Ovarian Cancer and Weight Gain

Medically Reviewed by Minesh Khatri, MD on May 14, 2023
3 min read

You can have ovarian cancer but have few or no symptoms in the early stages. One of the warning signs that you may overlook is weight gain. The extra pounds are both a risk factor for getting ovarian cancer as well as a side effect from the disease or its treatments.

Being overweight or obese raises your chances for many types of cancer. That clearly includes ovarian cancer. Too much fat in your body can lead to high levels of hormones such as estrogen and insulin that fuel cancerous tumors or help them spread. The extra weight also may cause inflammation or interfere with how cells and blood vessels grow.

Extra weight maybe more than just a risk factor, it also be a side effect of your ovarian cancer or its treatment. Other reasons for weight gain with ovarian cancer may include:

Tumors. Your cancer can make your belly swell and leave you feeling bloated. You might dismiss these signs as a weight creep that comes with age. But persistent bloat or belly pain could be possible symptoms of ovarian cancer. A tumor in your ovary may be crowding out your belly cavity.

Treatment. Chemotherapy and hormone therapy can cause fluid retention. The extra water that your body hangs on to can make your weight go up and leave your clothes feeling snug.

Some ovarian cancer treatments can also slow your metabolism. That means your body burns fewer calories for energy. That can add up to weight gain.

Less physical activity. Cancer can sap your energy and also tire you out more easily than before. Both can cause you to exercise less, which may lead to extra pounds.

Diet changes. Chemotherapy sometimes can make you crave certain foods, like sweets and breads and other carbs. You also might find yourself eating more because a full stomach can lessen nausea from cancer treatments.
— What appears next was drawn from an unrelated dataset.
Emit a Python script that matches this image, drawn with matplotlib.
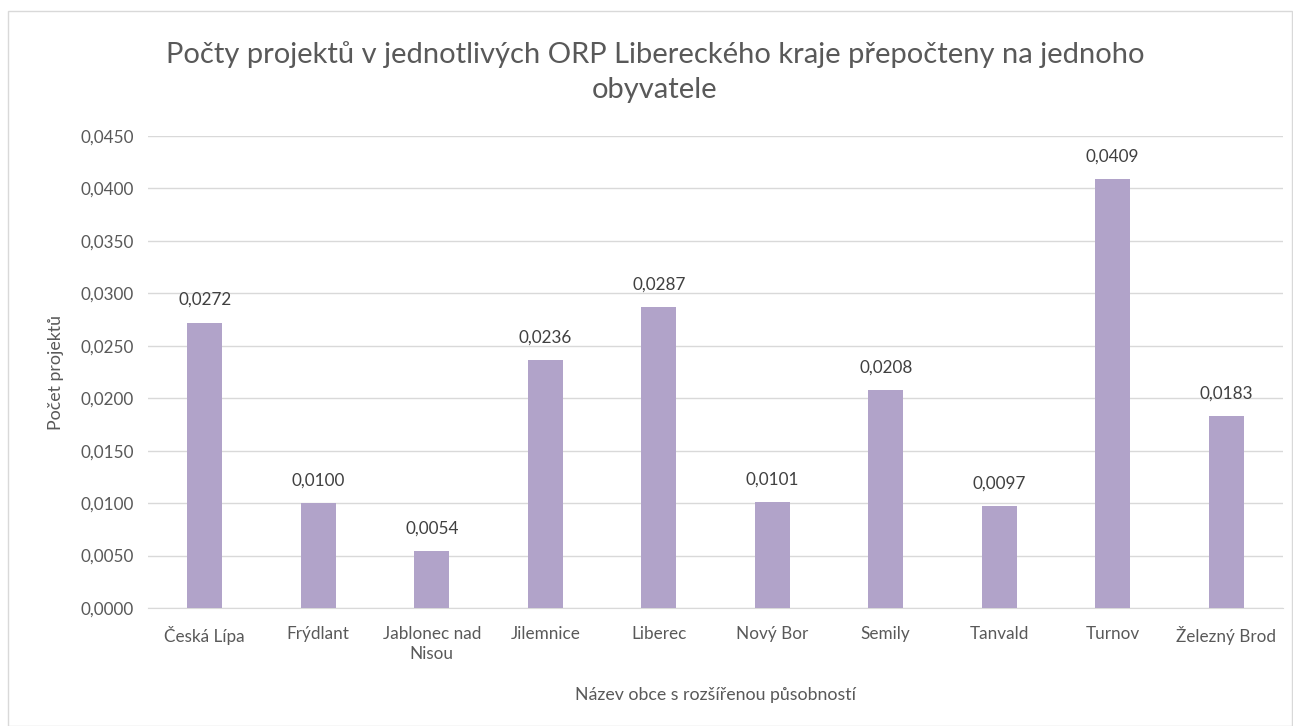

It may be a challenge to eat well and to stay active during your cancer treatments. These tips may help:

Don’t limit yourself. Chemotherapy and radiation treatment can change how foods taste, or cause sores that make eating difficult. It’s best to eat a range of healthy foods unless your doctor tells you to avoid something.

Eat reasonable portions. Aim to eat equal amounts of fruits and vegetables, lean meat, and carbs. Talk to your doctor about the best food options and serving sizes for you.

Tell your doctor about all the vitamins and supplements you’re taking. It’s usually better to get your nutrients through foods because they won’t interfere with cancer medications.

Move as much as you can. Even a walk can help you keep a healthy weight during cancer treatment. Try to get some physical activity every day.

Don’t rush. If you want to shed some weight after your cancer diagnosis, ask your doctor about the safest way to do that. Losing weight too quickly may be hard on your body just when you need to be at your strongest as you go through treatments.